With the arrival of an early Spring, I’m getting excited about asparagus! And for me, freshly crisp asparagus calls for a Sauce Gribiche. A great classic of French Cuisine, the Gribiche is a flavorsome mayonnaise-style sauce packed with capers, cornichons and fresh herbs.
And while still today an utter classic, it is one of those concoctions that’s still hard to put a label on … Is it a sauce? A mayonnaise? A dip? A condiment? A relish? I like to think it can be any of them! (I mean, is it important to put a tight label on everything?)
It’s creamy like a mayonnaise, tart like a relish, delicately salty like a sauce and refreshing like a seasonal condiment.
Sauce Gribiche is so versatile, which you can see from all the different ways it can be enjoyed. Classically in French Cuisine, Sauce Gribiche is to be served over a slice of calf’s head (a common French delicatessen find), boiled chicken (hot or cold), a meaty fish (hot or cold, usually mackerel or cod), tripe and meat terrines.
Although, in modern days you’ll probably see it more often served with “crudites” (shredded carrots, shredded celeriac, sliced tomatoes) and as a dressing in a lettuce salad.
My favourite way is to serve it with cooled asparagus (cooked, but they need to have a crunch still).
It is also delicious in a potato salad or as filling to make deviled eggs. See, so versatile!
- The first step for this sauce is the blending of a hard boiled egg yolk with mustard, to the consistency of a paste. This can be done in a mortar and pestle (like I did here) or in a simple bowl using the back of a spoon.
- A classic Sauce Gribiche is made with a bunch of mix chopped herbs, including flat-leaf parsley, chervil and/or tarragon. My own twist is that I like to add dill (instead of tarragon), which I find pairs perfectly with cornichons, eggs and capers.
- The classic French recipe calls for “cornichon” (small French-style sour gerkhins). Here in North America, you can find Maille Cornichons, that taste just like the ones in France. As a substitute, you can use dill pickles.
- If you do not have canola oil or grapeseed oil, you can substitute with extra-virgin olive oil.
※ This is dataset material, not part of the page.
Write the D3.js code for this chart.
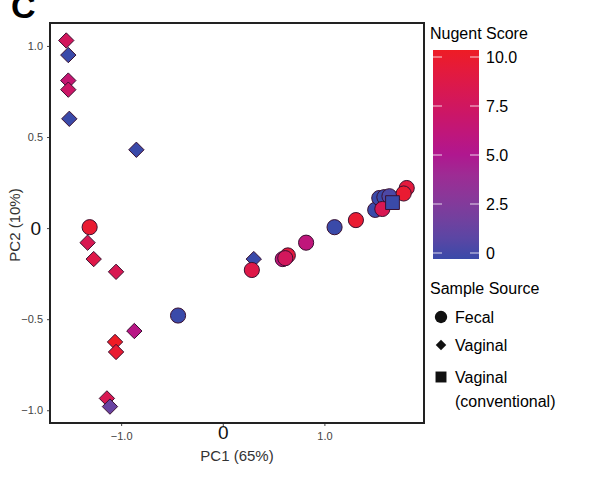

The taste will be slightly fruitier, but the difference will be really subtle in the end.
If you try this Sauce Gribiche let me know! Leave a comment or share a photo using #pardonyourfrench on Instagram.
1 large egg, hard-boiled.
1 teaspoon Dijon mustard
1/3 cup canola oil (or grapeseed).
1 teaspoon red wine vinegar
8 to 10 small capers; drained, rinsed, and squeezed dry
about 1/4 cup (gently-packed) mixed chopped herbs; flat-leaf parsley, chervil, and/or tarragon
salt and freshly-ground black pepper
1 bunch of fresh asparagus
For the sauce:
Peel the egg and separate the egg white from the yolk. Chop the egg whites in tiny cubes. Put the egg yolk, mustard and a pinch of salt in a mortar and pestle (or a bowl) and mash together until it becomes a smooth paste.
Transfer to a larger bowl, add the vinegar and then the oil, drop by drop, continuously whisking with a fork as if making mayonnaise. Keep the sauce creamy by adding small amounts of vinegar or warm water, as necessary.
Finish off the sauce by adding the chopped egg whites, cornichons, capers and chopped herbs. Taste and adjust the seasoning if needed.
For the asparagus:
Remove the woody ends, by gently bending the end of each asparagus spear until it snaps naturally.
Add the asparagus to a pan of boiling water. Cook for 2 minutes until bright green, and transfer immediately to an ice-bath. Let sit in the ice-bath for 4-5 minutes, drain and pat the asparagus gently with a paper towel to dry off.
Arrange the asparagus on a plate and drop the sauce on top by dollops.